São PauloBio-Alternativa has an amazing vegetarian hot and cold all-you-can-eat buffet for R$22 ($13). Recipes are delicious and creative; for starters, there is a table full of gluten-free breads and crackers with interesting pates and dips, and for dessert, organic ice cream. The restaurant has two locations, but the nicest is the original, occupying a grand old mansion in the leafy residential bairro of Higienópolis.

Rio de Janeiro – Located in the heart of swanky Leblon, Fellini isn’t the cheapest kilo place in town, but it offers one of the most extensive and sophisticated buffets with the likes of foie gras ravioli, honey-lacquered duck, and lobster as well as more mundane options. There are also dishes for vegetarians and diabetics. Beware of weekend crowds.

Belo Horizonte – Hearty Mineiro cuisine is one of the richest culinary experiences you’ll ever have. Dona Lucinha is not the cheapest place to eat – but if you go on an empty stomach, your R$41 ($24) will get you unlimited access to every last delicacy ever dreamed up in Minas including the ambrosial doces at the dessert table. The charmingly rustic restaurant, centrally located in the neighborhood of Savassi, is modeled after a colonial farm house.

Brasília – With a great location – a 10-minute walk from the Eixo Monumental (which is a food and drink desert) – Don’ Durica is a laid-back upstairs restaurant with a nice range of choices – including some very good meat dishes – that provides much-needed sustenance after walking from Niemeyer monument to monument.

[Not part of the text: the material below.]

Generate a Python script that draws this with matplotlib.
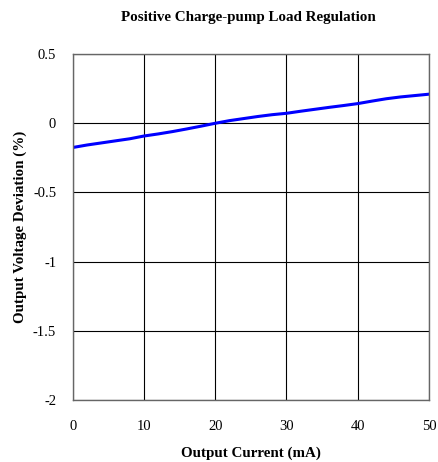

Salvador – I’m very lucky to live right around the corner from a terrific kilo restaurant, Saúde Brasil. Located in a beautifully renovated old house, with a wooden deck, in the residential neighborhood of Graça, the healthy dishes are an imaginative blending of local Bahian ingredients and recipes with rarities (for here) such as shiitake mushrooms, fresh snow peas, and radicchio.